Ann Arbor actually made news a few years back becoming one of the first municipalities in the US to install LED-based streetlights. As LEDs Magazine reported in 2007, the city trialed 25 fixtures with subsequent plans to convert 1000 fixtures. Last year, ElectricTV.net featured a video about the project. The city claimed that the savings they have experienced with their initial program leads them to believe that they can recover the cost of replacing all 6600 lamps in town in just four years.
Fast forward to now, and the city is apparently ready to move forward with the program. AnnArbor.com is reporting that the city will convert 800 more lights by the end of 2011. The latest upgrade is being funded by a $1.2 million grant courtesy of the DOE's Energy Efficiency and Conversion Block Grant Program.
The Ann Arbor city government has taken a very proactive stance promoting LED usage. The city's Energy Office has a web page dedicated to LEDs including a whitepaper developed by the office. The web site states the goal of cutting the streetlight energy bill in half.
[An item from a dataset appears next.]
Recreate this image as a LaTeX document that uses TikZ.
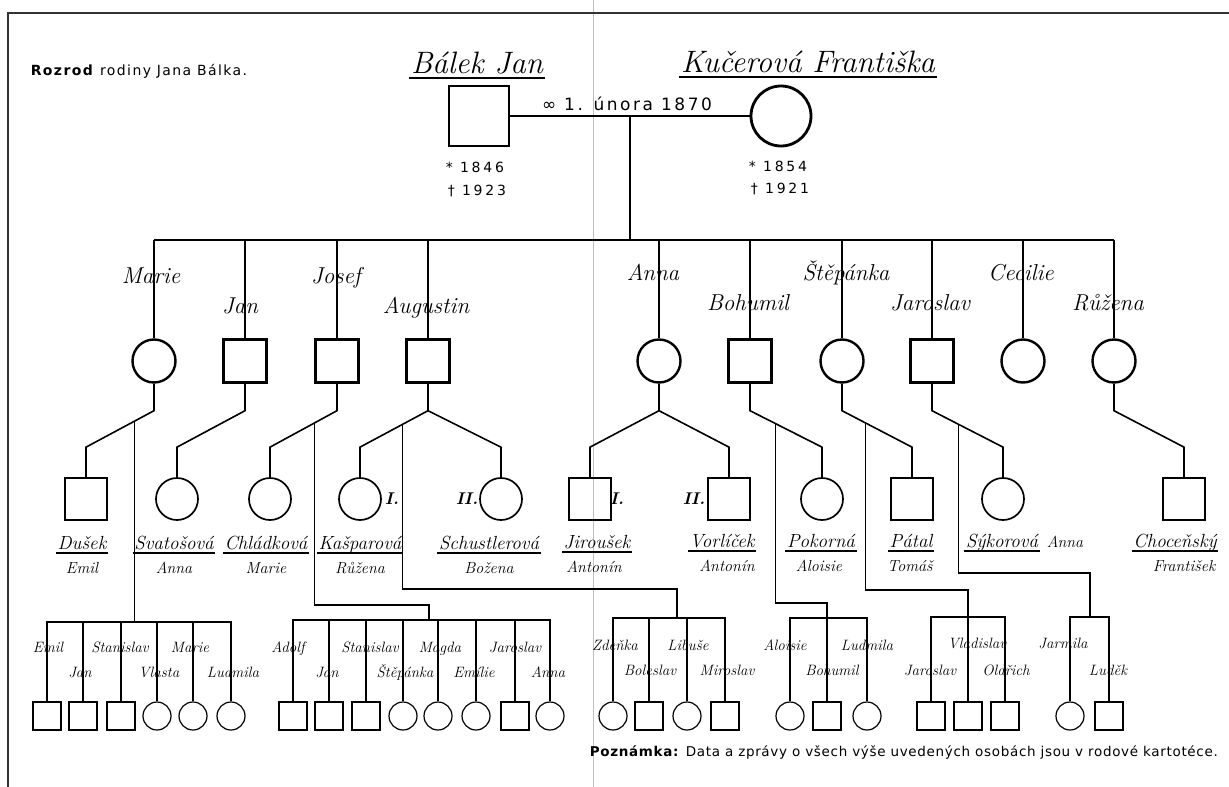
\documentclass[tikz,border=0pt]{standalone}
\usepackage{fontspec}
\newfontfamily\titlefont[LetterSpace=10]{DejaVu Sans}
\newfontfamily\datefont[LetterSpace=20]{DejaVu Sans}
\newfontfamily\wedfont[LetterSpace=15]{DejaVu Sans}
\newfontfamily\notefont[LetterSpace=5]{DejaVu Sans}

\tikzset{
  boy/.style={draw, rectangle, inner sep=0pt},
  girl/.style={draw, circle, inner sep=0pt},
  gen1/.style={minimum size=60pt, line width=2.8pt},
  gen2/.style={minimum size=43pt, line width=2.4pt},
  gen3/.style={minimum size=42pt, line width=1.7pt},
  gen4/.style={minimum size=28pt, line width=1.2pt},
  parname/.style={font=\fontsize{31}{31}\selectfont\itshape, anchor=base, inner sep=1pt},
  chname/.style={font=\fontsize{23}{23}\selectfont\itshape, anchor=base, inner sep=0pt},
  spname/.style={font=\fontsize{19}{19}\selectfont\itshape, anchor=base, inner sep=1pt},
  spfirst/.style={font=\fontsize{16}{16}\selectfont\itshape, anchor=base, inner sep=0pt},
  gkname/.style={font=\fontsize{15}{15}\selectfont\itshape, anchor=base, inner sep=0pt},
  marnum/.style={font=\fontsize{17}{17}\selectfont\bfseries\itshape, anchor=base, inner sep=0pt},
  dates/.style={font=\datefont\fontsize{14}{14}\selectfont, anchor=base west, inner sep=0pt},
}

\begin{document}
\begin{tikzpicture}[x=1pt, y=-1pt, line width=1.6pt]
\useasboundingbox (0,0) rectangle (1229,787);
% sheet
\draw[line width=0.6pt, black!25] (593,0) -- (593,787);
\draw[line width=1.8pt, black!80] (8,787) -- (8,13) -- (1229,13);
\node[font=\titlefont\fontsize{14}{14}\selectfont, anchor=base west, inner sep=0pt] (t0) at (30,75) {\textbf{Rozrod} rodiny Jana Bálka.};

% parents
\node[boy, gen1] (p0) at (479,116) {};
\node[girl, gen1] (p1) at (781,116) {};
\node[parname] (n0) at (477,73) {Bálek Jan};
\node[parname] (n1) at (808,72) {Kučerová Františka};
\node[font=\wedfont\fontsize{17}{17}\selectfont, anchor=base] (w0) at (627,110) {∞ 1. února 1870};
\node[dates] (d0) at (445,172) {* 1846};
\node[dates] (d1) at (447,195) {† 1923};
\node[dates] (d2) at (748,171) {* 1854};
\node[dates] (d3) at (750,193) {† 1921};
\coordinate (c0) at (630,116);
\coordinate (c1) at (630,240);
\draw[line width=2.8pt] (p0) -- (p1);
\draw[line width=2.8pt] (c0) -- (c1);

% children
\node[girl, gen2] (k1) at (154,361) {};
\node[boy, gen2] (k2) at (245,361) {};
\node[boy, gen2] (k3) at (337,361) {};
\node[boy, gen2] (k4) at (428,361) {};
\node[girl, gen2] (k5) at (659,361) {};
\node[boy, gen2] (k6) at (750,361) {};
\node[girl, gen2] (k7) at (842,361) {};
\node[boy, gen2] (k8) at (932,361) {};
\node[girl, gen2] (k9) at (1023,361) {};
\node[girl, gen2] (k10) at (1114,361) {};
\draw[line width=2.8pt] (k1 |- c1) -- (k10 |- c1);
\path[line width=2.4pt] (k1) edge (k1 |- c1) (k2) edge (k2 |- c1) (k3) edge (k3 |- c1)
  (k4) edge (k4 |- c1) (k5) edge (k5 |- c1) (k6) edge (k6 |- c1) (k7) edge (k7 |- c1)
  (k8) edge (k8 |- c1) (k9) edge (k9 |- c1) (k10) edge (k10 |- c1);
\node[chname] (m1) at (151,283) {Marie};
\node[chname] (m2) at (240,313) {Jan};
\node[chname] (m3) at (336,283) {Josef};
\node[chname] (m4) at (426,313) {Augustin};
\node[chname] (m5) at (653,280) {Anna};
\node[chname] (m6) at (748,310) {Bohumil};
\node[chname] (m7) at (846,280) {Štěpánka};
\node[chname] (m8) at (930,310) {Jaroslav};
\node[chname] (m9) at (1021,280) {Cecilie};
\node[chname] (m10) at (1108,310) {Růžena};

% husbands and wives
\node[boy, gen3] (s1) at (86,499) {};
\node[girl, gen3] (s2) at (177,499) {};
\node[girl, gen3] (s3) at (270,499) {};
\node[girl, gen3] (s4) at (360,499) {};
\node[girl, gen3] (s5) at (501,499) {};
\node[boy, gen3] (s6) at (590,499) {};
\node[boy, gen3] (s7) at (729,499) {};
\node[girl, gen3] (s8) at (822,499) {};
\node[boy, gen3] (s9) at (912,499) {};
\node[girl, gen3] (s10) at (1003,499) {};
\node[boy, gen3] (s11) at (1184,499) {};
\node[marnum] (r1) at (392,504) {I.};
\node[marnum] (r2) at (467,504) {II.};
\node[marnum] (r3) at (617,504) {I.};
\node[marnum] (r4) at (694,504) {II.};
\draw (k1.south) -- ++(0,27) -- coordinate[pos=.29] (jA) ([yshift=30pt]s1.north) -- (s1.north);
\draw (k2.south) -- ++(0,27) -- ([yshift=30pt]s2.north) -- (s2.north);
\draw (k3.south) -- ++(0,27) -- coordinate[pos=.34] (jB) ([yshift=30pt]s3.north) -- (s3.north);
\draw (k4.south) -- ++(0,27) coordinate (a4) -- coordinate[pos=.37] (jC) ([yshift=30pt]s4.north) -- (s4.north);
\draw (a4) -- ([yshift=30pt]s5.north) -- (s5.north);
\draw (k5.south) -- ++(0,27) coordinate (a5) -- ([yshift=30pt]s6.north) -- (s6.north);
\draw (a5) -- ([yshift=30pt]s7.north) -- (s7.north);
\draw (k6.south) -- ++(0,27) -- coordinate[pos=.35] (jD) ([yshift=30pt]s8.north) -- (s8.north);
\draw (k7.south) -- ++(0,27) -- coordinate[pos=.34] (jE) ([yshift=30pt]s9.north) -- (s9.north);
\draw (k8.south) -- ++(0,27) -- coordinate[pos=.37] (jF) ([yshift=30pt]s10.north) -- (s10.north);
\draw (k10.south) -- ++(0,27) -- ([yshift=30pt]s11.north) -- (s11.north);

\node[spname] (l1) at (82,549) {Dušek};
\node[spname] (l2) at (174,549) {Svatošová};
\node[spname] (l3) at (266,549) {Chládková};
\node[spname] (l4) at (360,549) {Kašparová};
\node[spname] (l5) at (489,549) {Schustlerová};
\node[spname] (l6) at (597,548) {Jiroušek};
\node[spname] (l7) at (722,547) {Vorlíček};
\node[spname] (l8) at (821,547) {Pokorná};
\node[spname] (l9) at (911,547) {Pátal};
\node[spname] (l10) at (1002,547) {Sýkorová};
\node[spname] (l11) at (1175,547) {Choceňský};
\foreach \n in {l1,l2,l3,l4,l5,l6,l7,l8,l9,l10,l11}
  \draw[line width=1.2pt] ([yshift=-4pt]\n.base west) -- ([yshift=-4pt]\n.base east);
\draw[line width=1.3pt] ([yshift=-5pt]n0.base west) -- ([yshift=-5pt]n0.base east);
\draw[line width=1.3pt] ([yshift=-5pt]n1.base west) -- ([yshift=-5pt]n1.base east);
\node[spfirst] (e1) at (82,573) {Emil};
\node[spfirst] (e2) at (174,573) {Anna};
\node[spfirst] (e3) at (266,573) {Marie};
\node[spfirst] (e4) at (360,573) {Růžena};
\node[spfirst] (e5) at (489,573) {Božena};
\node[spfirst] (e6) at (594,572) {Antonín};
\node[spfirst] (e7) at (727,571) {Antonín};
\node[spfirst] (e8) at (819,571) {Aloisie};
\node[spfirst] (e9) at (910,571) {Tomáš};
\node[spfirst] (e10) at (1065,547) {Anna};
\node[spfirst] (e11) at (1184,571) {František};

% grandchildren
\node[boy, gen4] (gA1) at (47,716) {};
\node[boy, gen4] (gA2) at (83,716) {};
\node[boy, gen4] (gA3) at (121,716) {};
\node[girl, gen4] (gA4) at (157,716) {};
\node[girl, gen4] (gA5) at (193,716) {};
\node[girl, gen4] (gA6) at (231,716) {};
\node[boy, gen4] (gB1) at (293,716) {};
\node[boy, gen4] (gB2) at (329,716) {};
\node[boy, gen4] (gB3) at (366,716) {};
\node[girl, gen4] (gB4) at (403,716) {};
\node[girl, gen4] (gB5) at (438,716) {};
\node[girl, gen4] (gB6) at (476,716) {};
\node[boy, gen4] (gB7) at (515,716) {};
\node[girl, gen4] (gB8) at (550,716) {};
\node[girl, gen4] (gC1) at (613,716) {};
\node[boy, gen4] (gC2) at (649,716) {};
\node[girl, gen4] (gC3) at (687,716) {};
\node[boy, gen4] (gC4) at (725,716) {};
\node[girl, gen4] (gD1) at (790,716) {};
\node[boy, gen4] (gD2) at (827,716) {};
\node[girl, gen4] (gD3) at (867,716) {};
\node[boy, gen4] (gE1) at (931,716) {};
\node[boy, gen4] (gE2) at (968,716) {};
\node[boy, gen4] (gE3) at (1005,716) {};
\node[girl, gen4] (gF1) at (1070,716) {};
\node[boy, gen4] (gF2) at (1109,716) {};

\begin{scope}[line width=1.3pt]
\coordinate (bA) at (134,622);
\draw (jA) -- (jA |- bA);
\draw (gA1.north) |- (bA) -| (gA6.north);
\path (gA2.north) edge (gA2.north |- bA) (gA3.north) edge (gA3.north |- bA)
  (gA4.north) edge (gA4.north |- bA) (gA5.north) edge (gA5.north |- bA);
\coordinate (tB) at (429,605);
\coordinate (bB) at (429,620);
\draw (jB) |- (tB) -- (bB);
\draw (gB1.north) |- (bB) -| (gB8.north);
\path (gB2.north) edge (gB2.north |- bB) (gB3.north) edge (gB3.north |- bB)
  (gB4.north) edge (gB4.north |- bB) (gB5.north) edge (gB5.north |- bB)
  (gB6.north) edge (gB6.north |- bB) (gB7.north) edge (gB7.north |- bB);
\coordinate (tC) at (677,589);
\coordinate (bC) at (677,618);
\draw (jC) |- (tC) -- (bC);
\draw (gC1.north) |- (bC) -| (gC4.north);
\path (gC2.north) edge (gC2.north |- bC) (gC3.north) edge (gC3.north |- bC);
\coordinate (tD) at (827,603);
\coordinate (bD) at (827,618);
\draw (jD) |- (tD) -- (gD2.north);
\draw (gD1.north) |- (bD) -| (gD3.north);
\coordinate (tE) at (968,590);
\coordinate (bE) at (968,617);
\draw (jE) |- (tE) -- (gE2.north);
\draw (gE1.north) |- (bE) -| (gE3.north);
\coordinate (tF) at (1090,573);
\coordinate (bF) at (1090,617);
\draw (jF) |- (tF) -- (bF);
\draw (gF1.north) |- (bF) -| (gF2.north);
\end{scope}

\node[gkname] (h1) at (48,652) {Emil};
\node[gkname] (h2) at (80,677) {Jan};
\node[gkname] (h3) at (120,652) {Stanislav};
\node[gkname] (h4) at (159,677) {Vlasta};
\node[gkname] (h5) at (190,652) {Marie};
\node[gkname] (h6) at (233,677) {Ludmila};
\node[gkname] (h7) at (288,652) {Adolf};
\node[gkname] (h8) at (327,677) {Jan};
\node[gkname] (h9) at (370,652) {Stanislav};
\node[gkname] (h10) at (405,677) {Štěpánka};
\node[gkname] (h11) at (440,652) {Magda};
\node[gkname] (h12) at (474,677) {Emílie};
\node[gkname] (h13) at (515,652) {Jaroslav};
\node[gkname] (h14) at (548,677) {Anna};
\node[gkname] (h15) at (615,650) {Zdeňka};
\node[gkname] (h16) at (650,675) {Boleslav};
\node[gkname] (h17) at (688,650) {Libuše};
\node[gkname] (h18) at (727,675) {Miroslav};
\node[gkname] (h19) at (785,650) {Aloisie};
\node[gkname] (h20) at (832,675) {Bohumil};
\node[gkname] (h21) at (867,650) {Ludmila};
\node[gkname] (h22) at (930,675) {Jaroslav};
\node[gkname] (h23) at (977,648) {Vladislav};
\node[gkname] (h24) at (1006,675) {Oldřich};
\node[gkname] (h25) at (1063,648) {Jarmila};
\node[gkname] (h26) at (1108,675) {Luděk};

\node[font=\notefont\fontsize{13.5}{13.5}\selectfont, anchor=base west, inner sep=0pt] (f0) at (589,756) {\textbf{Poznámka:} Data a zprávy o všech výše uvedených osobách jsou v rodové kartotéce.};
\end{tikzpicture}
\end{document}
In Pittsburgh meanwhile, the university's Mascaro Center for Sustainable Innovation has completed a 72-page in-depth study on LED streetlights entitled "Life cycle assessment of streetlight technologies." The Pittsburgh Post-Gazette first reported the story that concludes that the city could save $1 million per year in energy cost and $700,000 per year in maintenance cost via a conversion to LED streetlights.
Moving to traffic signals, LED traffic lights were in the news a few weeks back because of safety concerns focused on snow blocking LED bulbs with winter storms ravaging the US. In the past few days, however, cities across the US have moved forward with more aggressive LED-traffic-light-deployment plans.
Just this past week, for instance, Texas comptroller Susan Combs announced that 15 Texas cities would receive $6 million in federal grants for traffic signal projects. The grants are specified for signal upgrades to LEDs, but that will be a prime use of the funds. For example, the Brownsville Herald reports that the money received by that city will go to LED signals.